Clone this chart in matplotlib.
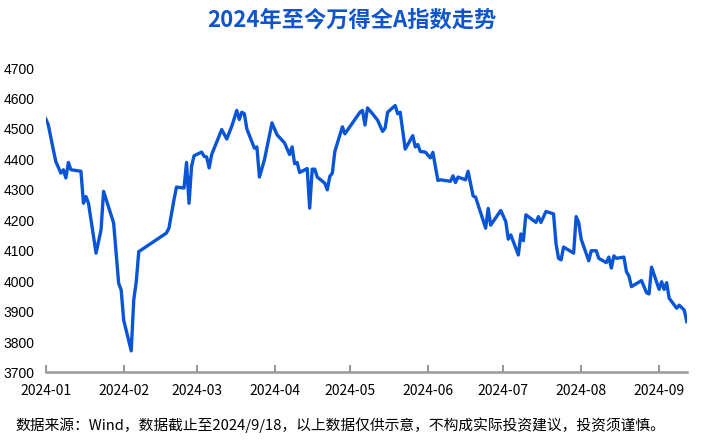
import pandas as pd
import matplotlib
matplotlib.use("Agg")
import matplotlib.pyplot as plt
import matplotlib.dates as mdates

plt.rcParams['font.family'] = ['Noto Sans CJK SC', 'DejaVu Sans']

# 万得全A收盘点位
dates = [
    "2024-01-01", "2024-01-02", "2024-01-04", "2024-01-05", "2024-01-07", "2024-01-08",
    "2024-01-09", "2024-01-10", "2024-01-11", "2024-01-15", "2024-01-16", "2024-01-17",
    "2024-01-18", "2024-01-21", "2024-01-23", "2024-01-24", "2024-01-28", "2024-01-30",
    "2024-01-31", "2024-02-01", "2024-02-04", "2024-02-05", "2024-02-06", "2024-02-07",
    "2024-02-18", "2024-02-19", "2024-02-21", "2024-02-22", "2024-02-25", "2024-02-26",
    "2024-02-27", "2024-02-28", "2024-02-29", "2024-03-03", "2024-03-04", "2024-03-05",
    "2024-03-06", "2024-03-07", "2024-03-11", "2024-03-13", "2024-03-15", "2024-03-17",
    "2024-03-18", "2024-03-19", "2024-03-20", "2024-03-21", "2024-03-24", "2024-03-25",
    "2024-03-26", "2024-03-28", "2024-03-31", "2024-04-02", "2024-04-05", "2024-04-07",
    "2024-04-08", "2024-04-09", "2024-04-10", "2024-04-11", "2024-04-14", "2024-04-15",
    "2024-04-16", "2024-04-17", "2024-04-18", "2024-04-21", "2024-04-22", "2024-04-23",
    "2024-04-24", "2024-04-25", "2024-04-28", "2024-04-29", "2024-05-05", "2024-05-06",
    "2024-05-07", "2024-05-08", "2024-05-10", "2024-05-12", "2024-05-14", "2024-05-15",
    "2024-05-16", "2024-05-19", "2024-05-20", "2024-05-21", "2024-05-23", "2024-05-26",
    "2024-05-27", "2024-05-28", "2024-05-29", "2024-05-31", "2024-06-02", "2024-06-03",
    "2024-06-05", "2024-06-06", "2024-06-10", "2024-06-11", "2024-06-12", "2024-06-13",
    "2024-06-16", "2024-06-17", "2024-06-19", "2024-06-20", "2024-06-24", "2024-06-25",
    "2024-06-26", "2024-06-30", "2024-07-02", "2024-07-03", "2024-07-04", "2024-07-07",
    "2024-07-08", "2024-07-09", "2024-07-10", "2024-07-14", "2024-07-15", "2024-07-16",
    "2024-07-18", "2024-07-21", "2024-07-22", "2024-07-23", "2024-07-24", "2024-07-25",
    "2024-07-29", "2024-07-30", "2024-07-31", "2024-08-01", "2024-08-04", "2024-08-05",
    "2024-08-07", "2024-08-08", "2024-08-11", "2024-08-12", "2024-08-13", "2024-08-14",
    "2024-08-15", "2024-08-18", "2024-08-19", "2024-08-20", "2024-08-21", "2024-08-25",
    "2024-08-27", "2024-08-28", "2024-08-29", "2024-09-01", "2024-09-02", "2024-09-03",
    "2024-09-04", "2024-09-05", "2024-09-08", "2024-09-09", "2024-09-11", "2024-09-12",
]
values = [
    4533, 4514, 4432, 4393, 4355, 4366,
    4339, 4390, 4366, 4361, 4256, 4278,
    4256, 4092, 4169, 4295, 4191, 3993,
    3971, 3872, 3771, 3938, 3998, 4097,
    4158, 4174, 4267, 4309, 4306, 4390,
    4256, 4377, 4412, 4424, 4410, 4408,
    4372, 4416, 4498, 4467, 4509, 4561,
    4531, 4555, 4550, 4500, 4437, 4441,
    4342, 4399, 4520, 4481, 4454, 4416,
    4441, 4386, 4390, 4357, 4370, 4240,
    4368, 4368, 4342, 4322, 4300, 4344,
    4355, 4426, 4507, 4484, 4555, 4561,
    4513, 4569, 4550, 4529, 4492, 4503,
    4555, 4577, 4550, 4555, 4434, 4478,
    4441, 4449, 4426, 4424, 4405, 4423,
    4331, 4333, 4328, 4346, 4324, 4342,
    4333, 4361, 4280, 4276, 4174, 4239,
    4184, 4232, 4196, 4138, 4152, 4086,
    4155, 4133, 4218, 4193, 4212, 4193,
    4229, 4221, 4122, 4075, 4070, 4112,
    4092, 4212, 4193, 4138, 4067, 4100,
    4100, 4075, 4061, 4079, 4043, 4083,
    4075, 4079, 4031, 4017, 3982, 4002,
    3962, 3958, 4046, 3973, 3998, 3973,
    3995, 3944, 3911, 3921, 3905, 3867,
]

yticks = [3700, 3800, 3900, 4000, 4100, 4200, 4300, 4400, 4500, 4600, 4700]
title = "2024年至今万得全A指数走势"
note = "数据来源：Wind，数据截止至2024/9/18，以上数据仅供示意，不构成实际投资建议，投资须谨慎。"

x = pd.to_datetime(dates)

fig = plt.figure(figsize=(7.04, 4.45), dpi=100)
ax = fig.add_axes([0.065, 0.163, 0.9105, 0.684])

ax.plot(x, values, color="#0a55d6", linewidth=2.4, solid_joinstyle="round")

ax.set_ylim(3700, 4700)
ax.set_yticks(yticks)
ax.set_xlim(pd.Timestamp("2024-01-01"), x[-1])
ax.xaxis.set_major_locator(mdates.MonthLocator())
ax.xaxis.set_major_formatter(mdates.DateFormatter("%Y-%m"))

for side in ["top", "right", "left"]:
    ax.spines[side].set_visible(False)
ax.spines["bottom"].set_color("#999999")
ax.spines["bottom"].set_linewidth(1.8)
ax.tick_params(axis="x", direction="in", length=5, width=1.5, color="#999999",
               labelsize=10, pad=8)
ax.tick_params(axis="y", length=0, pad=8)
for lab in ax.get_yticklabels():
    lab.set_fontfamily("Liberation Sans")
    lab.set_fontsize(10)

fig.text(0.5, 0.955, title, ha="center", va="center", fontsize=16,
         fontweight="bold", color="#1155cc")
fig.text(0.022, 0.045, note, ha="left", va="center", fontsize=10.65, color="black")

fig.savefig("out.png", dpi=100)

-*-*-

Leave the pictures out and please restate exactly the lines running from the start of the material through the one with "plt.rcParams['font.family'] = ['Noto".

Solved exercise
Clone this chart in matplotlib.
import pandas as pd
import matplotlib
matplotlib.use("Agg")
import matplotlib.pyplot as plt
import matplotlib.dates as mdates

plt.rcParams['font.family'] = ['Noto Sans CJK SC', 'DejaVu Sans']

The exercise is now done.